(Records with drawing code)
|---|

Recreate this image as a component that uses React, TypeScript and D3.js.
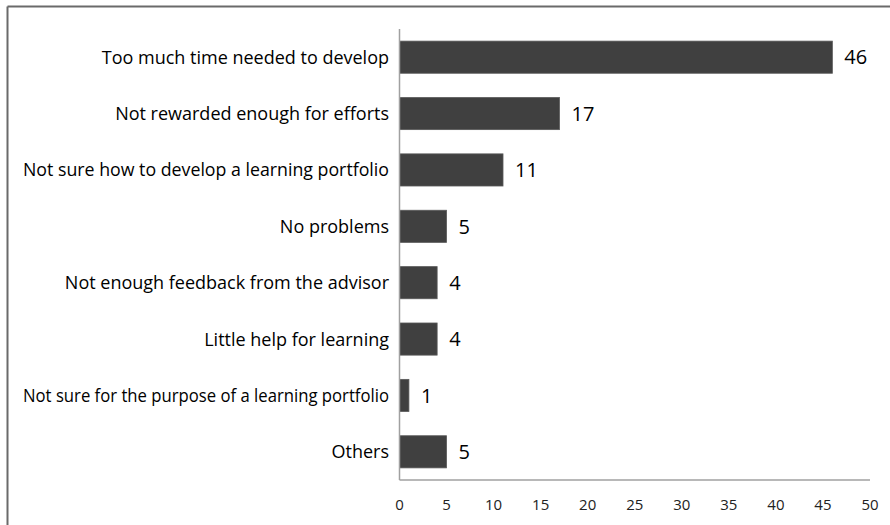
import React, { useEffect, useRef } from "react";
import * as d3 from "d3";

const categories = [
  "Too much time needed to develop",
  "Not rewarded enough for efforts",
  "Not sure how to develop a learning portfolio",
  "No problems",
  "Not enough feedback from the advisor",
  "Little help for learning",
  "Not sure for the purpose of a learning portfolio",
  "Others",
];
const values = [46, 17, 11, 5, 4, 4, 1, 5];
const xTicks = [0, 5, 10, 15, 20, 25, 30, 35, 40, 45, 50];

const W = 890;
const H = 525;
const FONT = "'Open Sans', 'Noto Sans', sans-serif";
const LABEL_MAX = 366;

export default function App() {
  const ref = useRef<SVGSVGElement>(null);
  const x = d3.scaleLinear().domain([0, 50]).range([399.5, 870]);
  const y = d3.scaleBand<string>().domain(categories).range([29, 480]).paddingInner(0.43).paddingOuter(0.215);

  useEffect(() => {
    if (!ref.current) return;
    d3.select(ref.current)
      .selectAll<SVGTextElement, unknown>("text.cat")
      .each(function () {
        const len = this.getComputedTextLength();
        if (len > LABEL_MAX) {
          this.setAttribute("textLength", String(LABEL_MAX));
          this.setAttribute("lengthAdjust", "spacingAndGlyphs");
        }
      });
  }, []);

  return (
    <svg ref={ref} width={W} height={H} style={{ position: "absolute", left: 0, top: 0 }}>
      <rect x={0} y={0} width={W} height={H} fill="#fff" />
      <line x1={7.5} y1={6.5} x2={W} y2={6.5} stroke="#6a6a6a" strokeWidth={2} />
      <line x1={7.5} y1={6.5} x2={7.5} y2={H} stroke="#6a6a6a" strokeWidth={2} />
      {categories.map((c, i) => (
        <g key={c}>
          <rect
            x={x(0)}
            y={y(c)!}
            width={x(values[i]) - x(0)}
            height={y.bandwidth()}
            fill="#404040"
            stroke="#5a5a5a"
            strokeWidth={0.8}
          />
          <text
            x={x(values[i]) + 12}
            y={y(c)! + y.bandwidth() / 2}
            dy="0.36em"
            fontFamily={FONT}
            fontSize={20}
            fill="#000"
          >
            {values[i]}
          </text>
          <text
            className="cat"
            x={389}
            y={y(c)! + y.bandwidth() / 2}
            dy="0.36em"
            textAnchor="end"
            fontFamily={FONT}
            fontSize={18}
            fill="#000"
          >
            {c}
          </text>
        </g>
      ))}
      <line x1={x(0)} y1={29} x2={x(0)} y2={480} stroke="#a0a0a0" strokeWidth={1.5} />
      <line x1={x(0)} y1={480} x2={x(50)} y2={480} stroke="#a0a0a0" strokeWidth={1.5} />
      {xTicks.map((t) => (
        <text
          key={t}
          x={x(t)}
          y={505}
          dy="0.36em"
          textAnchor="middle"
          fontFamily={FONT}
          fontSize={15}
          fill="#222"
        >
          {t}
        </text>
      ))}
    </svg>
  );
}
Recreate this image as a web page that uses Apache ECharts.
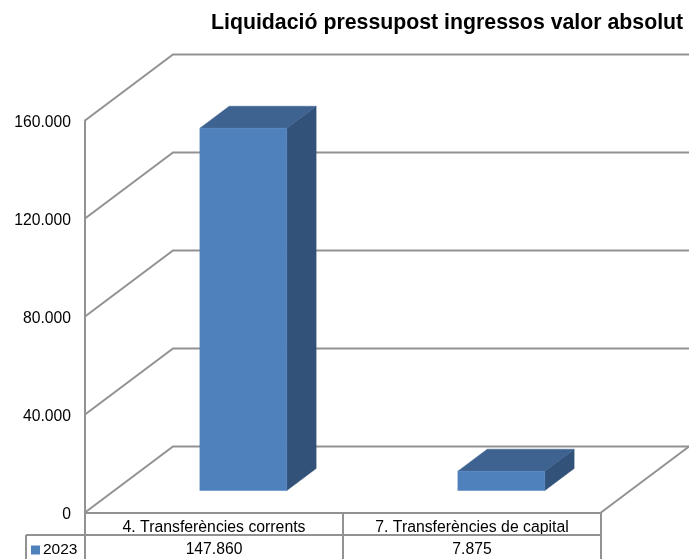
<!DOCTYPE html>
<html>
<head>
<meta charset="utf-8">
<style>html,body{margin:0;padding:0;background:#fff}#c{width:689px;height:559px}</style>
<script src="https://cdn.jsdelivr.net/npm/echarts@6/dist/echarts.min.js"></script>
</head>
<body>
<div id="c"></div>
<script>
const categories = ['4. Transferències corrents', '7. Transferències de capital'];
const values2023 = [147860, 7875];
const yTicks = [0, 40000, 80000, 120000, 160000];
const seriesName = '2023';
const titleText = 'Liquidació pressupost ingressos valor absolut';

const FONT = '"Liberation Sans", Arial, sans-serif';
const GRID = '#929292';
const DX = 88, DY = -66;            // depth of the 3D floor/walls
const BAR_SHIFT = 1 / 3, BAR_DEPTH = 1 / 3, BAR_RATIO = 0.337;
const fmt = v => String(v).replace(/\B(?=(\d{3})+(?!\d))/g, '.');
const lineStyle = { stroke: GRID, lineWidth: 2, fill: null };

function renderWall(params, api) {
  const band = api.size([1, 0])[0];
  const p = api.coord([0, api.value(1)]);
  const x0 = p[0] - band / 2, xEnd = x0 + band * categories.length;
  const children = [{
    type: 'polyline',
    shape: { points: [[x0, p[1]], [x0 + DX, p[1] + DY], [xEnd + DX, p[1] + DY]] },
    style: lineStyle
  }];
  if (api.value(1) === 0) {
    children.push({ type: 'line', shape: { x1: xEnd, y1: p[1], x2: xEnd + DX, y2: p[1] + DY }, style: lineStyle });
  }
  return { type: 'group', children };
}

function renderBar(params, api) {
  const band = api.size([1, 0])[0];
  const top = api.coord([api.value(0), api.value(1)]);
  const base = api.coord([api.value(0), 0]);
  const w = band * BAR_RATIO;
  const sx = DX * BAR_SHIFT, sy = DY * BAR_SHIFT;
  const dx = DX * BAR_DEPTH, dy = DY * BAR_DEPTH;
  const l = top[0] + sx - w / 2, r = l + w;
  const t = top[1] + sy, b = base[1] + sy;
  const poly = (points, fill) => ({ type: 'polygon', shape: { points }, style: { fill, stroke: fill, lineWidth: 0.5 } });
  return { type: 'group', children: [
    poly([[r, t], [r + dx, t + dy], [r + dx, b + dy], [r, b]], '#325279'),
    poly([[l, t], [l + dx, t + dy], [r + dx, t + dy], [r, t]], '#3e6390'),
    poly([[l, t], [r, t], [r, b], [l, b]], '#4f81bd')
  ]};
}

function renderTable(params, api) {
  const i = api.value(0);
  const band = api.size([1, 0])[0];
  const c = api.coord([i, 0]);
  const y0 = c[1], l = c[0] - band / 2, r = c[0] + band / 2;
  const row = 22.5, y1 = y0 + row, y2 = y0 + 47;
  const seg = (x1, yy1, x2, yy2) => ({ type: 'line', shape: { x1, y1: yy1, x2, y2: yy2 }, style: lineStyle });
  const children = [seg(l, y1, r, y1), seg(r, y0, r, y2)];
  if (i === 0) {
    children.push(seg(l, y0, l, y2), seg(l - 59, y1, l, y1), seg(l - 59, y1, l - 59, y2));
  }
  children.push({
    type: 'text',
    style: { x: c[0], y: y1 + 15, text: fmt(api.value(1)), font: '15.7px ' + FONT, fill: '#000', textAlign: 'center', textVerticalAlign: 'middle' }
  });
  return { type: 'group', children };
}

const chart = echarts.init(document.getElementById('c'), null, { renderer: 'canvas' });
chart.setOption({
  animation: false,
  backgroundColor: '#fff',
  title: {
    text: titleText, left: 206, top: 8,
    textStyle: { fontFamily: FONT, fontSize: 21.3, fontWeight: 'bold', color: '#000' }
  },
  legend: {
    data: [seriesName], left: 27, top: 540, itemWidth: 9, itemHeight: 9, itemGap: 2,
    icon: 'rect', padding: [2, 4],
    textStyle: { fontFamily: FONT, fontSize: 15.5, color: '#000', padding: [0, 0, 0, -2] }
  },
  grid: { left: 85, right: 88, top: 120.5, bottom: 46.5 },
  xAxis: {
    type: 'category', data: categories,
    axisLine: { show: true, lineStyle: { color: GRID, width: 2 } },
    axisTick: { show: false },
    axisLabel: { fontFamily: FONT, fontSize: 15.8, color: '#000', margin: 7, interval: 0 }
  },
  yAxis: {
    type: 'value', min: 0, max: 160000, interval: 40000,
    axisLine: { show: true, lineStyle: { color: GRID, width: 2 } },
    axisTick: { show: false },
    splitLine: { show: false },
    axisLabel: {
      margin: 14,
      formatter: v => '{t|' + fmt(v) + '}',
      rich: { t: { fontFamily: FONT, fontSize: 15.7, color: '#000', padding: [4, 0, 0, 0] } }
    }
  },
  series: [
    { type: 'custom', name: 'walls', silent: true, z: 1, renderItem: renderWall,
      data: yTicks.map(t => [0, t]), encode: { x: 0, y: 1 } },
    { type: 'custom', name: 'table', silent: true, z: 2, renderItem: renderTable,
      data: values2023.map((v, i) => [i, v]), encode: { x: 0, y: 1 } },
    { type: 'custom', name: seriesName, silent: true, z: 3, renderItem: renderBar,
      itemStyle: { color: '#4f81bd' },
      data: values2023.map((v, i) => [i, v]), encode: { x: 0, y: 1 } }
  ]
});
</script>
</body>
</html>
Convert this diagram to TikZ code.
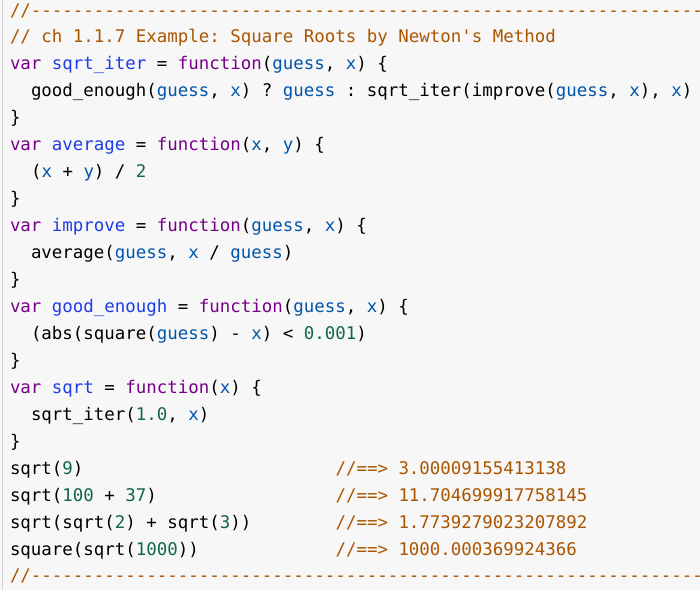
\documentclass[tikz,border=0pt]{standalone}
\usepackage{fontspec}
\setmonofont{DejaVu Sans Mono}
\usetikzlibrary{positioning}
\definecolor{bgc}{HTML}{F7F7F7}
\definecolor{bordc}{HTML}{D3D3D3}
\definecolor{cmc}{HTML}{AA5500}
\definecolor{kwc}{HTML}{770088}
\definecolor{dfc}{HTML}{1E3CE6}
\definecolor{vbc}{HTML}{0055AA}
\definecolor{nmc}{HTML}{116644}
\newcommand\cm[1]{\textcolor{cmc}{#1}}
\newcommand\kw[1]{\textcolor{kwc}{#1}}
\newcommand\df[1]{\textcolor{dfc}{#1}}
\newcommand\vb[1]{\textcolor{vbc}{#1}}
\newcommand\nm[1]{\textcolor{nmc}{#1}}
\tikzset{
  codeline/.style={font=\ttfamily\fontsize{17.44pt}{20pt}\selectfont, inner sep=0pt, outer sep=0pt, anchor=base west, text=black},
}
\begin{document}
\begin{tikzpicture}[x=1pt,y=1pt]
\useasboundingbox (0,0) rectangle (700,-590);
\clip (0,0) rectangle (700,-590);
\fill[bgc] (0,0) rectangle (700,-590);
\draw[bordc, line width=1.6pt] (2.6,0) -- (2.6,-590);
\def\cx{10}\def\adv{10.5}\def\lh{26.95}\def\bt{16}
\node[codeline] (L0) at (\cx,-\bt) {\cm{//----------------------------------------------------------------------}};
\node[codeline] (L1) at (\cx,-\bt-\lh) {\cm{// ch 1.1.7 Example: Square Roots by Newton's Method}};
\node[codeline] (L2) at (\cx,-\bt-2*\lh) {\kw{var} \df{sqrt\_iter} = \kw{function}(\vb{guess}, \vb{x}) \{};
\node[codeline] (L3) at (\cx+2*\adv,-\bt-3*\lh) {good\_enough(\vb{guess}, \vb{x}) ? \vb{guess} : sqrt\_iter(improve(\vb{guess}, \vb{x}), \vb{x})};
\node[codeline] (L4) at (\cx,-\bt-4*\lh) {\}};
\node[codeline] (L5) at (\cx,-\bt-5*\lh) {\kw{var} \df{average} = \kw{function}(\vb{x}, \vb{y}) \{};
\node[codeline] (L6) at (\cx+2*\adv,-\bt-6*\lh) {(\vb{x} + \vb{y}) / \nm{2}};
\node[codeline] (L7) at (\cx,-\bt-7*\lh) {\}};
\node[codeline] (L8) at (\cx,-\bt-8*\lh) {\kw{var} \df{improve} = \kw{function}(\vb{guess}, \vb{x}) \{};
\node[codeline] (L9) at (\cx+2*\adv,-\bt-9*\lh) {average(\vb{guess}, \vb{x} / \vb{guess})};
\node[codeline] (L10) at (\cx,-\bt-10*\lh) {\}};
\node[codeline] (L11) at (\cx,-\bt-11*\lh) {\kw{var} \df{good\_enough} = \kw{function}(\vb{guess}, \vb{x}) \{};
\node[codeline] (L12) at (\cx+2*\adv,-\bt-12*\lh) {(abs(square(\vb{guess}) - \vb{x}) < \nm{0.001})};
\node[codeline] (L13) at (\cx,-\bt-13*\lh) {\}};
\node[codeline] (L14) at (\cx,-\bt-14*\lh) {\kw{var} \df{sqrt} = \kw{function}(\vb{x}) \{};
\node[codeline] (L15) at (\cx+2*\adv,-\bt-15*\lh) {sqrt\_iter(\nm{1.0}, \vb{x})};
\node[codeline] (L16) at (\cx,-\bt-16*\lh) {\}};
\node[codeline] (L17) at (\cx,-\bt-17*\lh) {sqrt(\nm{9})};
\node[codeline] (R17) at (\cx+31*\adv,-\bt-17*\lh) {\cm{//==> 3.00009155413138}};
\node[codeline] (L18) at (\cx,-\bt-18*\lh) {sqrt(\nm{100} + \nm{37})};
\node[codeline] (R18) at (\cx+31*\adv,-\bt-18*\lh) {\cm{//==> 11.704699917758145}};
\node[codeline] (L19) at (\cx,-\bt-19*\lh) {sqrt(sqrt(\nm{2}) + sqrt(\nm{3}))};
\node[codeline] (R19) at (\cx+31*\adv,-\bt-19*\lh) {\cm{//==> 1.7739279023207892}};
\node[codeline] (L20) at (\cx,-\bt-20*\lh) {square(sqrt(\nm{1000}))};
\node[codeline] (R20) at (\cx+31*\adv,-\bt-20*\lh) {\cm{//==> 1000.000369924366}};
\node[codeline] (L21) at (\cx,-\bt-21*\lh) {\cm{//----------------------------------------------------------------------}};
\end{tikzpicture}
\end{document}
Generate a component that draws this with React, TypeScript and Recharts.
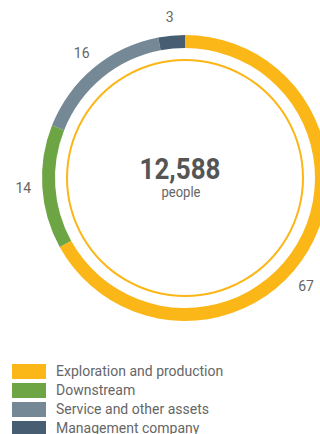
import React from "react";
import { PieChart, Pie, Cell } from "recharts";

const segments = [
  "Exploration and production",
  "Downstream",
  "Service and other assets",
  "Management company",
];
const shares = [67, 14, 16, 3];
const colors = ["#FBB617", "#6DA544", "#758896", "#475E72"];
const total = "12,588";
const unit = "people";

const data = segments.map((name, i) => ({ name, value: shares[i] }));
const ring = [{ name: "ring", value: 1 }];

const W = 320;
const RAD = Math.PI / 180;

const renderLabel = ({ cx, cy, midAngle, outerRadius, value }: any) => {
  const r = outerRadius + 19;
  let x = cx + r * Math.cos(-midAngle * RAD);
  let y = cy + r * Math.sin(-midAngle * RAD);
  const maxX = W - 14;
  if (x > maxX) {
    // slide along the circle so the label stays inside the canvas
    const a = Math.acos((maxX - cx) / r);
    x = maxX;
    y = cy + (y >= cy ? 1 : -1) * r * Math.sin(a);
  }
  return (
    <text
      x={x}
      y={y}
      fill="#666"
      fontSize={14}
      fontFamily="Roboto, sans-serif"
      textAnchor="middle"
      dominantBaseline="central"
    >
      {value}
    </text>
  );
};

export default function App() {
  return (
    <div
      style={{
        position: "absolute",
        left: 0,
        top: 0,
        width: W,
        height: 434,
        overflow: "hidden",
        background: "#fff",
        fontFamily: "Roboto, sans-serif",
      }}
    >
      <PieChart
        width={W}
        height={340}
        margin={{ top: 0, right: 0, bottom: 0, left: 0 }}
      >
        <Pie
          data={ring}
          dataKey="value"
          cx={185}
          cy={178}
          innerRadius={117}
          outerRadius={119}
          stroke="none"
          fill="#FBB617"
          isAnimationActive={false}
        />
        <Pie
          data={data}
          dataKey="value"
          cx={185}
          cy={178}
          innerRadius={130}
          outerRadius={143}
          startAngle={90}
          endAngle={-270}
          stroke="none"
          label={renderLabel}
          labelLine={false}
          isAnimationActive={false}
        >
          {data.map((d, i) => (
            <Cell key={d.name} fill={colors[i]} />
          ))}
        </Pie>
        <text
          x={180}
          y={179}
          textAnchor="middle"
          fontSize={30}
          fontWeight={700}
          fill="#555"
          textLength={81}
          lengthAdjust="spacingAndGlyphs"
        >
          {total}
        </text>
        <text
          x={181}
          y={197}
          textAnchor="middle"
          fontSize={14}
          fill="#666"
          textLength={39}
          lengthAdjust="spacingAndGlyphs"
        >
          {unit}
        </text>
      </PieChart>
      <div style={{ position: "absolute", left: 12, top: 362 }}>
        {segments.map((name, i) => (
          <div
            key={name}
            style={{ display: "flex", alignItems: "center", height: 19 }}
          >
            <div
              style={{
                width: 34,
                height: 15,
                background: colors[i],
                marginRight: 10,
              }}
            />
            <span
              style={{
                fontSize: 14,
                lineHeight: "15px",
                color: "#666",
                whiteSpace: "nowrap",
              }}
            >
              {name}
            </span>
          </div>
        ))}
      </div>
    </div>
  );
}
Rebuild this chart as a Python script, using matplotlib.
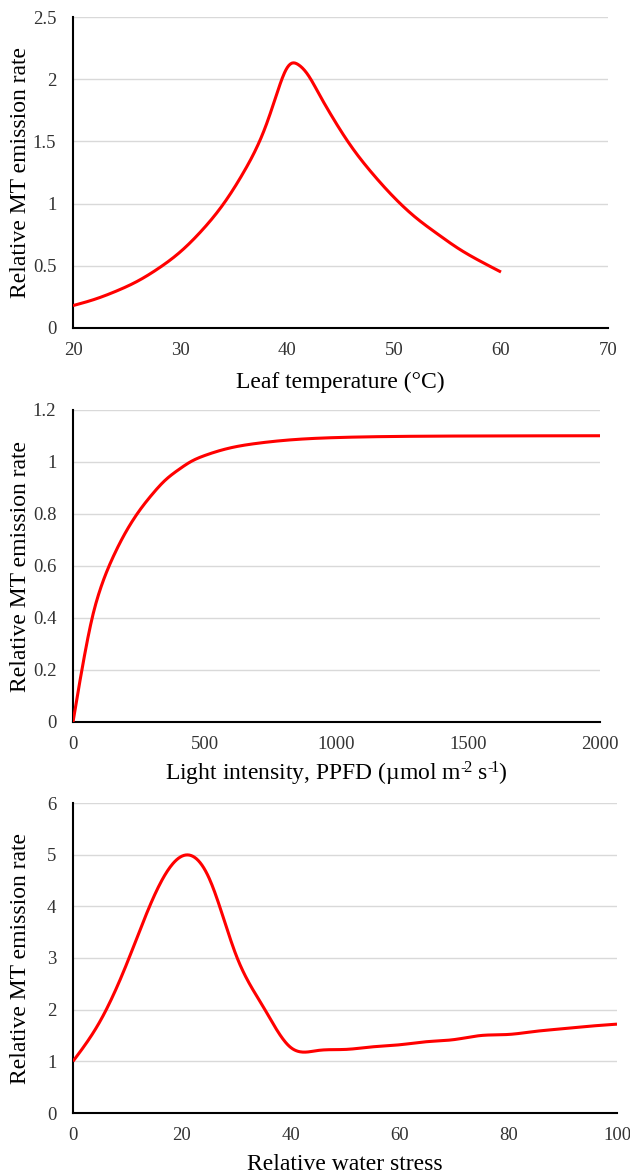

|---|

- _Exercise description_:
Your task is to reproduce the entries above word for word, from the first line through the line with "import * as", and please leave out any pictures.

- _Full answer_:
Recreate this image as a component that uses React, TypeScript and D3.js.
import React, { useEffect, useRef } from "react";
import * as d3 from "d3";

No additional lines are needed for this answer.